Do you prioritize an education for your kiddo that really focuses on their own personal progress and learning needs? Montessori recognizes that all students learn at different paces, so teachers focus on each student’s individual needs. The Montessori curriculum is also intentionally grouped into 3-year cycles, rather than broken out into year-by-year expectations for student learning. Kids are encouraged to pursue their own interests and curiosities, taking the time they need to fully understand each concept and meet individualized learning goals. Montessori students learn to take care of themselves and their environment — they wash tables, organize shelves, prepare their own meals, and assist younger children. 

Priority: Supportive Community

Once you join the Montessori network, you become of a much larger community of teachers, students, and parents all working together. Even within the classroom, collaboration and group work is strongly encouraged, and kids learn to support each other. As children mature in the Montessori classroom over the 3-year period, they understand that they are a part of a community where everyone has their own individual needs, but also contribute to the community. The environment is super loving and the classrooms are thoughtfully arranged, welcoming each student into the community with open arms. Montessori learners recognize themselves as part of multiple communities — the community of the classroom, the community of the family, and the community of the wider world.   

Priority: Well-Rounded Curriculum

Teachers carefully observe your kids in the classroom to customize the curriculum for their own unique abilities, interests, and learning style. In the Infants & Toddlers program, little ones develop skills such as language, concentration, problem solving, visual discrimination, and physical coordination. The Early Childhood classroom offers your child five areas of study: Practical Life, Sensorial, Math, Language, and Cultural Studies. Similarly, the Elementary program includes Science and Social studies, Cultural Studies, Language, Math, and Practical Life. In the Secondary program, there are advanced courses in language arts, mathematics, sciences, and social studies, as well as specialized courses, including world languages, visual and performing arts, health and fitness, field studies, and service learning. The “spiral curriculum” introduces students to many interrelated topics, repeatedly over time, to instill a broad and deep knowledge.

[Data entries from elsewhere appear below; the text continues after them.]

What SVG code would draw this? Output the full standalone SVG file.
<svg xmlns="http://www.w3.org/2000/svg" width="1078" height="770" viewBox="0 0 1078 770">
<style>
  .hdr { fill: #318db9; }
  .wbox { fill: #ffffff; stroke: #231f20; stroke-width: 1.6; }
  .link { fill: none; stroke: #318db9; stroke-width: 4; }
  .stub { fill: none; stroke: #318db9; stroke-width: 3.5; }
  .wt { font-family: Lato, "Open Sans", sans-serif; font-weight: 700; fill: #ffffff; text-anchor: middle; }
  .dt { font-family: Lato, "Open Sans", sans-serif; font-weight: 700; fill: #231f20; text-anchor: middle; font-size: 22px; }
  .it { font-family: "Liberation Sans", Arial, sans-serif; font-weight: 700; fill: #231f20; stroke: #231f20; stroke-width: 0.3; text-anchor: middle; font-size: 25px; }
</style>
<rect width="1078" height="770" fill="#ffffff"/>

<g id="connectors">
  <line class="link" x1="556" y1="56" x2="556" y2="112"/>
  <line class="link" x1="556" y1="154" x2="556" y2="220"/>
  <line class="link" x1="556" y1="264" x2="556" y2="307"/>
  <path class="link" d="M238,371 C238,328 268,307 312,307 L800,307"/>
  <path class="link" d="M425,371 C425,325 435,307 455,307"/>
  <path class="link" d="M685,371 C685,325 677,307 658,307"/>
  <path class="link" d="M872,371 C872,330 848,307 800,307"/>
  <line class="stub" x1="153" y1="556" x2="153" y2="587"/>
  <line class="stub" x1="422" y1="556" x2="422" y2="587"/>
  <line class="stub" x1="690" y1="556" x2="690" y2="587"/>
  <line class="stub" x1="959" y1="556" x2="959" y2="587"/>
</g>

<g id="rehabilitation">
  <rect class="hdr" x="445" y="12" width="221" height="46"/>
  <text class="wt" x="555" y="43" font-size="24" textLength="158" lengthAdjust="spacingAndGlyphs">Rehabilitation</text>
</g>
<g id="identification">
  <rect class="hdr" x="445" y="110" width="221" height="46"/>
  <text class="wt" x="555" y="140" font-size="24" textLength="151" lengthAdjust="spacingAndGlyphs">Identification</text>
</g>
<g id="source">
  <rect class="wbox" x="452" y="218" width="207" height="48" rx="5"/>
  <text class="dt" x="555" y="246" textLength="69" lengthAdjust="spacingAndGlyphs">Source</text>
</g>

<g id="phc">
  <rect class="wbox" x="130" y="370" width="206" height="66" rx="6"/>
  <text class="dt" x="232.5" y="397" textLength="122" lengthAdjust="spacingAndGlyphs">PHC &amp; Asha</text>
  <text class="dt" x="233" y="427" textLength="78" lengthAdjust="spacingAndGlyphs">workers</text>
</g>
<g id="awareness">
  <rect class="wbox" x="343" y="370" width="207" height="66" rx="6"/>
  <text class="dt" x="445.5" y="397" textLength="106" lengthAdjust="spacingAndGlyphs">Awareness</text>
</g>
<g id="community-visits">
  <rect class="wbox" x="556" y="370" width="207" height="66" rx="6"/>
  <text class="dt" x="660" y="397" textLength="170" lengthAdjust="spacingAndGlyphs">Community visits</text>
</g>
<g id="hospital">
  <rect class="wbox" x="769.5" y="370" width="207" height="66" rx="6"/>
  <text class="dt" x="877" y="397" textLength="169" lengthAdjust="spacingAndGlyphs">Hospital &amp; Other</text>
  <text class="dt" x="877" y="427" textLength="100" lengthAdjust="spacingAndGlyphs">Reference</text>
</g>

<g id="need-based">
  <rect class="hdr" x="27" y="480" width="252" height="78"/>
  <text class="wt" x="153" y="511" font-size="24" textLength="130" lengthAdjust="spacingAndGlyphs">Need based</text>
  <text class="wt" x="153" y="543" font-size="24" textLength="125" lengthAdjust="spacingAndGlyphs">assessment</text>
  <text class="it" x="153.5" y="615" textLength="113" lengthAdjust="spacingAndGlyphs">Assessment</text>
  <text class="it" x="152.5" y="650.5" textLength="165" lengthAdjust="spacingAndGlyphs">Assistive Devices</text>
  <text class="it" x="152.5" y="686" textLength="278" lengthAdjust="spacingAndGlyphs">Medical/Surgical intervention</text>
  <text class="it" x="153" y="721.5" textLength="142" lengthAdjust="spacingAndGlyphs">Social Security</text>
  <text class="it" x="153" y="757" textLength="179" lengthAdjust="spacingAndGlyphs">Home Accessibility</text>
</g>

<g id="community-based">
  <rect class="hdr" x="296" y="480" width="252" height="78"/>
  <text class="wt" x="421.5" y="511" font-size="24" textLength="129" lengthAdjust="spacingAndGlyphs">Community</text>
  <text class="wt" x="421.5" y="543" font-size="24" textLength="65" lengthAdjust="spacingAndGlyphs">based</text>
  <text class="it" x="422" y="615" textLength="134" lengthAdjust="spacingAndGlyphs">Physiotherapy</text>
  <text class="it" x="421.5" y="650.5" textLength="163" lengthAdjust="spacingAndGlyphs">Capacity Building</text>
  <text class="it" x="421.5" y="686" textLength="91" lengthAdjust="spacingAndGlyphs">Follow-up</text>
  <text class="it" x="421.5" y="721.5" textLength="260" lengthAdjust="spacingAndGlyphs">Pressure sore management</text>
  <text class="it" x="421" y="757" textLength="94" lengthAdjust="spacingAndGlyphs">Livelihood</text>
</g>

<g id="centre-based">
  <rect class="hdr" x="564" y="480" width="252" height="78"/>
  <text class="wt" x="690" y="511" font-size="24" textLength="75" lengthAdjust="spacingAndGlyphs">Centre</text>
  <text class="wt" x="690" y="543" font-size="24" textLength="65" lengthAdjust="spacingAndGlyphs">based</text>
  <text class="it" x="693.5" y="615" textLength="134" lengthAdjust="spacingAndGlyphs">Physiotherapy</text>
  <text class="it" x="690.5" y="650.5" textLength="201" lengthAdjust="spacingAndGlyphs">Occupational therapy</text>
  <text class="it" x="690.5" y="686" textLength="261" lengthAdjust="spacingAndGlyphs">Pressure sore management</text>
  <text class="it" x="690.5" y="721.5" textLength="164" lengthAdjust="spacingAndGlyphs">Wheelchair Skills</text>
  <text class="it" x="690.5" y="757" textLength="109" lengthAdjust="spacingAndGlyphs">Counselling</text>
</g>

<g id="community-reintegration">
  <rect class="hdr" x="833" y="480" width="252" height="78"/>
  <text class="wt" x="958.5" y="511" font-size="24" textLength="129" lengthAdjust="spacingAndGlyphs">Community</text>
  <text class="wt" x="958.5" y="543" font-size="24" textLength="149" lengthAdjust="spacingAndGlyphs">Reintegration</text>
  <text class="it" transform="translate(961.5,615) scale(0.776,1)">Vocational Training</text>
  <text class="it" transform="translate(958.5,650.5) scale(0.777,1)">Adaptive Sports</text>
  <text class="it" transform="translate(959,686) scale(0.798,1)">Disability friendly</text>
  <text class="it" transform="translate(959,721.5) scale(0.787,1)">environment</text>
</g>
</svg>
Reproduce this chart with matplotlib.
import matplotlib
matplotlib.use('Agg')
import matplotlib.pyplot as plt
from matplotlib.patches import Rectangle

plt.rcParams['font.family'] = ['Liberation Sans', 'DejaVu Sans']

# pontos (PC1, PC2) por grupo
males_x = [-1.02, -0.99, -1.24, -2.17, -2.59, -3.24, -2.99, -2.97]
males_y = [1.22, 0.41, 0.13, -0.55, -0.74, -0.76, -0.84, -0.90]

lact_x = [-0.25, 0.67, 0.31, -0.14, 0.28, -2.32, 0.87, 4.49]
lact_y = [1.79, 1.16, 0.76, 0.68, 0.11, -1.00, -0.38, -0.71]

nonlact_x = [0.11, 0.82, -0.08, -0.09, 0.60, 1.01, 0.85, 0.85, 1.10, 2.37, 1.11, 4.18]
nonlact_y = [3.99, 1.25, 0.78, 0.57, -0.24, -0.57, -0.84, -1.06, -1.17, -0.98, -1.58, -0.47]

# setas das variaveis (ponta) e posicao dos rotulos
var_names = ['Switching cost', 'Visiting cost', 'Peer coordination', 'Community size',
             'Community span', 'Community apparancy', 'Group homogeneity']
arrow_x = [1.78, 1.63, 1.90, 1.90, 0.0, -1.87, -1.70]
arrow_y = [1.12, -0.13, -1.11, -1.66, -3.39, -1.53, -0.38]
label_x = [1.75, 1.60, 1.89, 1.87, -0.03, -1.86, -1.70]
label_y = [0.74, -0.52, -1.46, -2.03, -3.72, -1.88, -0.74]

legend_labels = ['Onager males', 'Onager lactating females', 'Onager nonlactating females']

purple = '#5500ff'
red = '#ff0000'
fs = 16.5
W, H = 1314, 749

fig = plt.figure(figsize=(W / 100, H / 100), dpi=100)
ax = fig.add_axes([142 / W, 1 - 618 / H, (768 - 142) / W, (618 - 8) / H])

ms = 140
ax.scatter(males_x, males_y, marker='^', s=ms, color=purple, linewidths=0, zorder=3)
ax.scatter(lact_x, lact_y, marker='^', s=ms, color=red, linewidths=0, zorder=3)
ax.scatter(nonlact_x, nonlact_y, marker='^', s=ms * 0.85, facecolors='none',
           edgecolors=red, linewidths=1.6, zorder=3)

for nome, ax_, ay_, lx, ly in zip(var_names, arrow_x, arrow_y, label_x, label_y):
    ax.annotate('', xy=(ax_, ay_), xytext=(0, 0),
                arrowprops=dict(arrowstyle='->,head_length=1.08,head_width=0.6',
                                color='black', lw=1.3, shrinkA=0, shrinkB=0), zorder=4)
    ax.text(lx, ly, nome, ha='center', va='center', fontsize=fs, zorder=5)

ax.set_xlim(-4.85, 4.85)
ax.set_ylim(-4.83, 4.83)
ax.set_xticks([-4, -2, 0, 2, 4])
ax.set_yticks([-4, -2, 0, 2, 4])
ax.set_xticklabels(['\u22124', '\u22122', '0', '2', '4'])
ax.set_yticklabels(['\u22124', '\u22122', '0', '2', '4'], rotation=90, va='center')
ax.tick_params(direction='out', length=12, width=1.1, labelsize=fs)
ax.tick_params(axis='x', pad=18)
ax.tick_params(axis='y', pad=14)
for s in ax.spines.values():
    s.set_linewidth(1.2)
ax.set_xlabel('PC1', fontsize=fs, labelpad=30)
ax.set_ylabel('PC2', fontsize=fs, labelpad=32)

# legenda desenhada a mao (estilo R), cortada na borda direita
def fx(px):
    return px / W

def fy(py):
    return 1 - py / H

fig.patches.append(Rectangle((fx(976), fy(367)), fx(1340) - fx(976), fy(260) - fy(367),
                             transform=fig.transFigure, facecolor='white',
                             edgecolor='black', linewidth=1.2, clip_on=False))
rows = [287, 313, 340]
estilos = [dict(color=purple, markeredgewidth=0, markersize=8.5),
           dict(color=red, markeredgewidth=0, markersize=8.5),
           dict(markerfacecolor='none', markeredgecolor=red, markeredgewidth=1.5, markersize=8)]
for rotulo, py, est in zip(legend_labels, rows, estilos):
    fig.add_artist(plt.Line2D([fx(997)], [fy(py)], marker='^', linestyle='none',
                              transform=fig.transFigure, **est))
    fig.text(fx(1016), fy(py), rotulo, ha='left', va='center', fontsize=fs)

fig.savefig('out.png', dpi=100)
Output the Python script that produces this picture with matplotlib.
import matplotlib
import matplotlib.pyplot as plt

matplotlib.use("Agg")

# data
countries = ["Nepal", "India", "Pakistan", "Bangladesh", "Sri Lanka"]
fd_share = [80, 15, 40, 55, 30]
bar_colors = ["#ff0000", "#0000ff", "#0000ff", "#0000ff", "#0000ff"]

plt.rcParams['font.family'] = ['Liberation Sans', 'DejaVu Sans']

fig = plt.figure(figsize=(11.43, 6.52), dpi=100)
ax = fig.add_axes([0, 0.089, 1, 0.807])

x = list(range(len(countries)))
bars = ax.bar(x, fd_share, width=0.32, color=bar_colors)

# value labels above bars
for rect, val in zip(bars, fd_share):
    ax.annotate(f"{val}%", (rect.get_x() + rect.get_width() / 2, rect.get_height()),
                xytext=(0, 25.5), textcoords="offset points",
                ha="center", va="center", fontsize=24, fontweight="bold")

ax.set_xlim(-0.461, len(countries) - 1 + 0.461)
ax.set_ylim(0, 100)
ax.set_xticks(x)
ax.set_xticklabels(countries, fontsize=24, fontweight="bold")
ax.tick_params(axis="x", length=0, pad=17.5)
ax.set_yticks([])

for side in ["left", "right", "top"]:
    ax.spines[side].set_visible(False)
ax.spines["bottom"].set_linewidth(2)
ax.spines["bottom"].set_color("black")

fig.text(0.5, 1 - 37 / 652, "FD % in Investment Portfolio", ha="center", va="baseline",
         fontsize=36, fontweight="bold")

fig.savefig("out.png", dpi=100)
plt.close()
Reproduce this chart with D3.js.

Priority: Location Convenience

You want a school that’s on your route to work in the morning or nearby your neighborhood so that dropping your kids off and picking them up fits smoothly into your busy NYC schedule — we totally get it! Luckily, there are a ton of Montessori schools throughout all four NYC boroughs. From Battery Park to SoHo to Morningside Heights and everything in between, location is certainly not a barrier with the abundance of Montessori schools.

Priority: Quality of Classrooms

The actual setup and design of classrooms matters, because the classroom is where your kid will be doing most of their learning. If the quality of classrooms is your top priority when looking at schools, you surely won’t be disappointed at Montessori. Each classroom is carefully planned out to cater to specific age groups and insight positive, happy feelings. Think natural lighting, soft colors, and tables or mats on the floor for individual and group work. Infants & Toddlers, Early Childhood, and Elementary programs include child-sized furniture, child-sized kitchen utensils so the students can eat, prepare, and clean up their snack on their own, low sinks accessible to children, and cozy spaces for quiet reading. Learning materials are arranged on accessible shelves according to curricular area, so students can exercise their independence when selecting their activity.

Priority: Affordability

School is expensive these days, and with summer camp fees coming up, affordability of a school is for sure a concern. Thankfully, public and charter Montessori schools are on the rise in the U.S., and public education is free! As for now, most Montessori education is provided in private schools, and tuition can vary based on location, age, hours, and other factors. However, the American Montessori Society says: “Don’t be afraid to ask about a school’s financial aid opportunities. It is one of the most common questions parents ask of private-school administrators.” Many Montessori schools offer financial aid for families in need, and some schools have reduced tuition when you enroll more than one child.

Priority: Education for Kids with Special Needs

Does your child have special needs and you’re looking for a school that will accommodate them? The Montessori education provides a nurturing environment for kids of all abilities and learning styles, including kids with special needs, physical disabilities, learning differences in reading, spelling, and math, ADHD, and mild to moderate autism spectrum disorders. Because kids learn in multi-age classes with the same teacher for three years, this provides a stable, predictable environment and sustained connection that particularly suits kids with special needs. Learning at Montessori is also multi-sensory and hands-on, and because teachers tailor education to specific needs, kids with disabilities get the individualized learning experience that works for them. Free from the pressure of meeting formal standards of learning, like grade-level benchmarks, kids with special needs can really take their time and develop a unique educational and developmental path.